The basis for the original claim by Mr Lock, which was first heard by the Employment Tribunal (ET) back in April 2012, was the the fact that Mr Lock was only paid his basic pay when taking annual leave despite the fact his overall remuneration package included a basic salary plus commission, meaning his pay during periods of annual leave was significantly less during period of annual leave.
The original Employment Tribunal referred the case to the Court of Justice of the European Union (the CJEU) and in doing so asked the question – Is the UK required to reflect results based commission in its rules for calculating holiday pay. The CJEU answered with a resounding YES and referred the case back to the Employment Tribunal who in turn ruled in favour of Mr Lock.
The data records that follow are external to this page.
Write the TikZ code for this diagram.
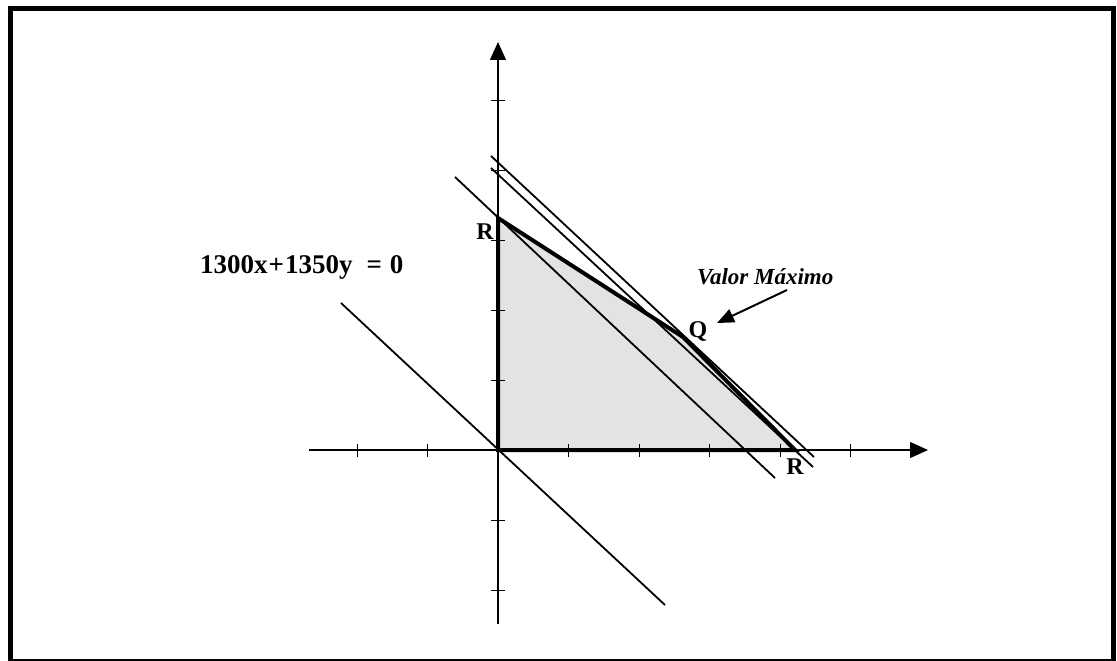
\documentclass[tikz,border=0pt]{standalone}
\usepackage{fontspec}
\setmainfont{Liberation Serif}
\usetikzlibrary{arrows.meta}
\begin{document}
\begin{tikzpicture}[x=1pt,y=-1pt,
  axisline/.style={line width=1.3pt,-{Triangle[length=18pt,width=16pt]}},
  tickmark/.style={line width=1pt},
  thinline/.style={line width=1.8pt},
  regionfill/.style={fill=black!11},
  regionedge/.style={line width=4pt,line join=miter},
  lbl/.style={font=\bfseries\fontsize{24}{24}\selectfont,inner sep=0pt},
  eqlbl/.style={font=\bfseries\fontsize{27}{27}\selectfont,inner sep=0pt,anchor=base west},
  vmlbl/.style={font=\bfseries\itshape\fontsize{23}{23}\selectfont,inner sep=0pt,anchor=base west},
  pointer/.style={line width=2pt,-{Triangle[length=17pt,width=14pt]}}]
\useasboundingbox (0,0) rectangle (1117,661);
\draw[line width=5pt] (10.5,8.5) rectangle (1113,661.5);
% key points
\coordinate (O) at (498,450);
\coordinate (Rt) at (498,218);
\coordinate (K) at (683,337);
\coordinate (Rr) at (795,450);
% region
\fill[regionfill] (O) -- (Rt) -- (K) -- (Rr) -- cycle;
% axes
\coordinate (xs) at (309,450);
\coordinate (xe) at (928,450);
\coordinate (ys) at (498,624);
\coordinate (ye) at (498,42);
\draw[axisline] (xs) -- (xe);
\draw[axisline] (ys) -- (ye);
% ticks
\foreach \tx in {357,427.5,568.5,639,709.5,780,850.5}
  \draw[tickmark] (\tx,443.5) -- (\tx,456.5);
\foreach \ty in {100,170,240,310,380,520,590}
  \draw[tickmark] (491,\ty) -- (505,\ty);
% objective lines
\coordinate (a0) at (341,303); \coordinate (b0) at (665,605);
\coordinate (a1) at (455,177); \coordinate (b1) at (775,478);
\coordinate (a2) at (491,156); \coordinate (b2) at (814,457);
\coordinate (a3) at (491,168); \coordinate (b3) at (813,467);
\draw[thinline] (a0) -- (b0);
\draw[thinline] (a1) -- (b1);
\draw[thinline] (a2) -- (b2);
\draw[thinline] (a3) -- (b3);
% region outline
\draw[regionedge] (O) -- (Rt) -- (K) -- (Rr) -- cycle;
% labels
\node[lbl] (lR1) at (485,232) {R};
\node[lbl] (lQ) at (698,331) {Q};
\node[lbl] (lR2) at (795,467) {R};
\node[eqlbl] (eq) at (200,273) {1300x\hspace{1pt}+\hspace{1pt}1350y\hspace{14pt}=\hspace{8pt}0};
\node[vmlbl] (vm) at (697,284) {Valor Máximo};
\coordinate (ptail) at (787,290);
\coordinate (phead) at (717,323);
\draw[pointer] (ptail) -- (phead);
\end{tikzpicture}
\end{document}
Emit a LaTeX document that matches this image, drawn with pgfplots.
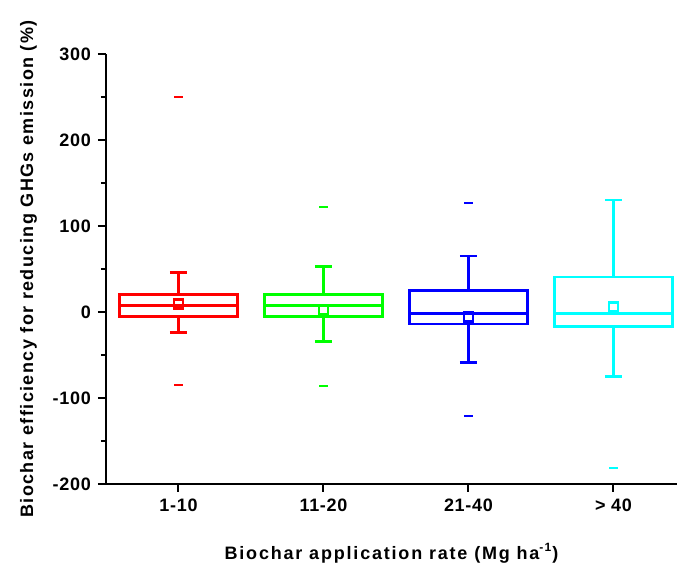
\documentclass[border=0pt]{standalone}
\usepackage{pgfplots}
\pgfplotsset{compat=1.18}
\usepgfplotslibrary{statistics}
\usepackage{fontspec}
\setmainfont{Liberation Sans}
\definecolor{cR}{RGB}{255,0,0}
\definecolor{cG}{RGB}{0,255,0}
\definecolor{cB}{RGB}{0,0,255}
\definecolor{cC}{RGB}{0,255,255}
\begin{document}
\begin{tikzpicture}
\path[use as bounding box] (-53pt,-44pt) rectangle (285.5pt,242pt);
\begin{axis}[
  at={(0pt,0pt)}, anchor=south west,
  scale only axis, width=285.5pt, height=215pt,
  xmin=0.5, xmax=4.438, ymin=-200, ymax=300,
  axis lines=left,
  axis line style={line width=1pt, -},
  xtick={1,2,3,4},
  xticklabels={1-10,11-20,21-40,{> 40}},
  ytick={-200,-100,...,300},
  minor y tick num=1,
  tick align=outside,
  major tick length=4pt, minor tick length=2.5pt,
  every tick/.style={black, line width=1pt},
  /pgf/number format/assume math mode=true,
  ticklabel style={font=\bfseries\fontsize{9}{9}\selectfont\addfontfeatures{LetterSpace=4}},
  xlabel style={font=\bfseries\fontsize{9}{10}\selectfont\addfontfeatures{LetterSpace=10}, yshift=-9pt},
  ylabel style={font=\bfseries\fontsize{9}{10}\selectfont\addfontfeatures{LetterSpace=8}, yshift=1pt},
  xlabel={Biochar application rate (Mg ha\textsuperscript{-1})},
  ylabel={Biochar efficiency for reducing GHGs emission (\%)},
  boxplot/draw direction=y,
  boxplot/every average/.style={/tikz/mark=square, /tikz/mark size=2.2pt, /tikz/mark options={line width=1pt, fill=white}},
]
\addplot[cR, line width=1.3pt,
  boxplot prepared={draw position=1, lower whisker=-24, lower quartile=-5, median=7.4, average=9.5, upper quartile=20, upper whisker=46, box extend=0.81, whisker extend=0.12}]
  coordinates {};
\addplot[cG, line width=1.3pt,
  boxplot prepared={draw position=2, lower whisker=-34.5, lower quartile=-5, median=7.4, average=3, upper quartile=20, upper whisker=52.7, box extend=0.81, whisker extend=0.12}]
  coordinates {};
\addplot[cB, line width=1.3pt,
  boxplot prepared={draw position=3, lower whisker=-59, lower quartile=-14, median=-1.5, average=-5.8, upper quartile=24.8, upper whisker=65, box extend=0.81, whisker extend=0.12}]
  coordinates {};
\addplot[cC, line width=1.3pt,
  boxplot prepared={draw position=4, lower whisker=-75, lower quartile=-17, median=-1.5, average=6, upper quartile=40.7, upper whisker=130, box extend=0.81, whisker extend=0.12}]
  coordinates {};
% outliers
\addplot[only marks, cR, mark=-, mark size=2.25pt, mark options={line width=1pt}] coordinates {(1,250) (1,-84.5)};
\addplot[only marks, cG, mark=-, mark size=2.25pt, mark options={line width=1pt}] coordinates {(2,122) (2,-86)};
\addplot[only marks, cB, mark=-, mark size=2.25pt, mark options={line width=1pt}] coordinates {(3,127) (3,-121)};
\addplot[only marks, cC, mark=-, mark size=2.25pt, mark options={line width=1pt}] coordinates {(4,-181)};
\end{axis}
\end{tikzpicture}
\end{document}
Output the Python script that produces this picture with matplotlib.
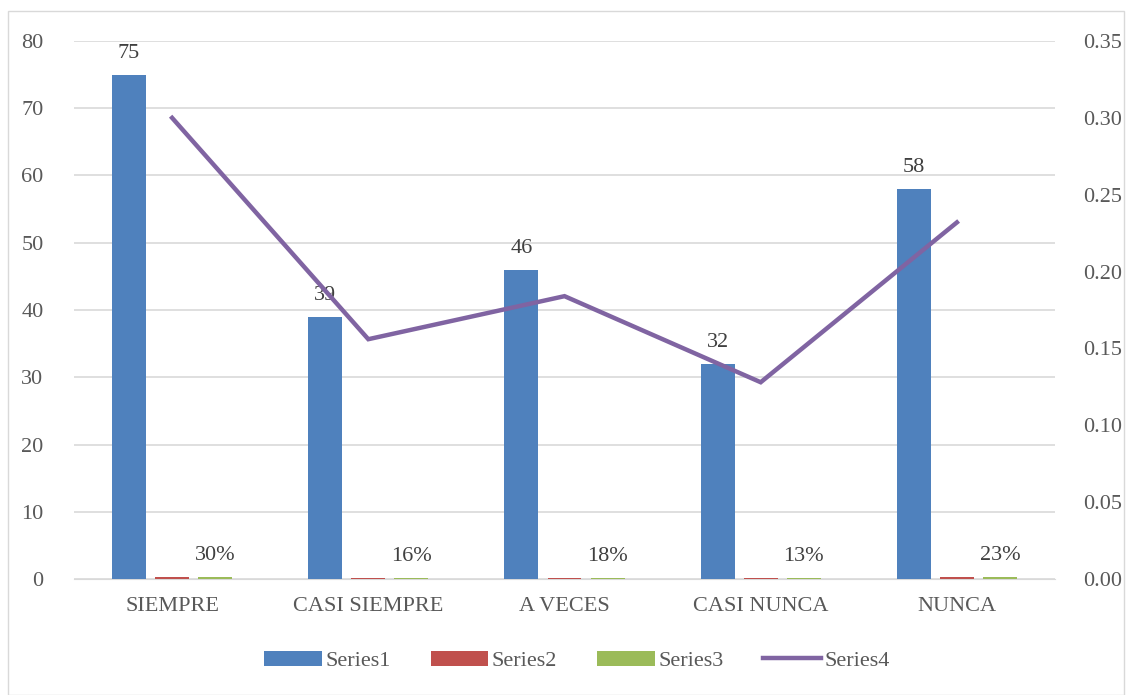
import matplotlib.pyplot as plt
import numpy as np
from matplotlib.patches import Rectangle

categories = ['SIEMPRE', 'CASI SIEMPRE', 'A VECES', 'CASI NUNCA', 'NUNCA']
series1 = [75, 39, 46, 32, 58]
series2 = [0.30, 0.156, 0.184, 0.128, 0.232]
series3 = [0.30, 0.156, 0.184, 0.128, 0.232]
series4 = [0.30, 0.156, 0.184, 0.128, 0.232]

text_color = '#595959'
grid_color = '#d9d9d9'
plt.rcParams['font.family'] = ['Liberation Serif', 'DejaVu Serif']

fig = plt.figure(figsize=(11.26, 6.95), dpi=100)
fig.patches.append(Rectangle((8 / 1126, 0), 1 - 8 / 1126 - 0.002, 1 - 11 / 695,
                             transform=fig.transFigure, fill=False,
                             edgecolor=grid_color, linewidth=1))

ax = fig.add_axes([74 / 1126, 116 / 695, 981 / 1126, 538 / 695])
ax2 = ax.twinx()

x = np.arange(len(categories))
w = 0.173
step = 0.22
b1 = ax.bar(x - step, series1, w, color='#4F81BD', label='Series1', zorder=3)
b2 = ax.bar(x, series2, w, color='#C0504D', label='Series2', zorder=3)
b3 = ax.bar(x + step, series3, w, color='#9BBB59', label='Series3', zorder=3)

# data labels
for xi, v in zip(x - step, series1):
    ax.text(xi, v + 1.8, f'{v}', ha='center', va='bottom', fontsize=16, color='#404040')
for xi, v in zip(x + step, series3):
    ax.text(xi, v + 1.8, f'{v:.0%}', ha='center', va='bottom', fontsize=16, color='#404040')

ln, = ax2.plot(x, series4, color='#8064A2', linewidth=3.2, label='Series4',
               solid_joinstyle='miter', zorder=4)

ax.set_xlim(-0.5, len(categories) - 0.5)
ax.set_ylim(0, 80)
ax.set_yticks(range(0, 81, 10))
ax2.set_ylim(0, 0.35)
ax2.set_yticks(np.arange(0, 0.351, 0.05))
ax2.set_yticklabels([f'{t:.2f}' for t in np.arange(0, 0.351, 0.05)])

ax.set_xticks(x)
ax.set_xticklabels(categories)
ax.yaxis.grid(True, color=grid_color, linewidth=1.2, zorder=0)
ax.set_axisbelow(True)

for a in (ax, ax2):
    for s in a.spines.values():
        s.set_visible(False)
    a.tick_params(length=0, labelsize=16, colors=text_color)
ax.spines['bottom'].set_visible(True)
ax.spines['bottom'].set_color(grid_color)
ax.tick_params(axis='y', pad=22)
ax.tick_params(axis='x', pad=13)
ax2.tick_params(axis='y', pad=20)

handles = [b1, b2, b3, ln]
leg = fig.legend(handles, ['Series1', 'Series2', 'Series3', 'Series4'],
                 loc='center', bbox_to_anchor=(577 / 1126, 1 - 661 / 695),
                 ncol=4, frameon=False, fontsize=16, handlelength=2.6,
                 handleheight=0.7, columnspacing=1.8, handletextpad=0.15)
for t in leg.get_texts():
    t.set_color(text_color)

fig.savefig('out.png', dpi=100)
British Gas duly appealed the decision, however today the EAT dismissed their appeal and ruled in favour of Mr Lock / UNISON that remuneration for periods of annual leave must include both basic pay and results based commission, reaffirming that it is necessary to imply words into the UK Working Time Regulations to comply with EU law.
UNISON are supporting another 700 claims that were stayed pending the outcome of this case.
The implication of this ruling for Employers is that they must, when calculating workers’ remuneration for periods of annual leave, include both basic pay and results based commission.
Many Employers adopted a pro-active approach following the previous rulings and adjusted the way they calculated workers’ remuneration, thus breaking the any chain of deductions for underpaid holiday pay. Some initiated a contingency plan and began accruing funds to cover any future liability that may arise as a result of an unsuccessful appeal.
However, many Employers instead chose to do nothing pending the outcome of this appeal and may now find themselves exposed to multiple holiday pay claims as a result of today’s decision.
On a positive note, the ruling set out by the EAT in the related Bear Scotland v Fulton case (Overtime and Holiday Pay), set out that claims for unpaid holiday pay can’t go back for more than 3 months, which may give some comfort to Employers.
The Government has also introduced legislation to limit any claims submitted from 1 July 2015 onwards from claiming a maximum of 2 years' back pay for any underpaid holiday pay.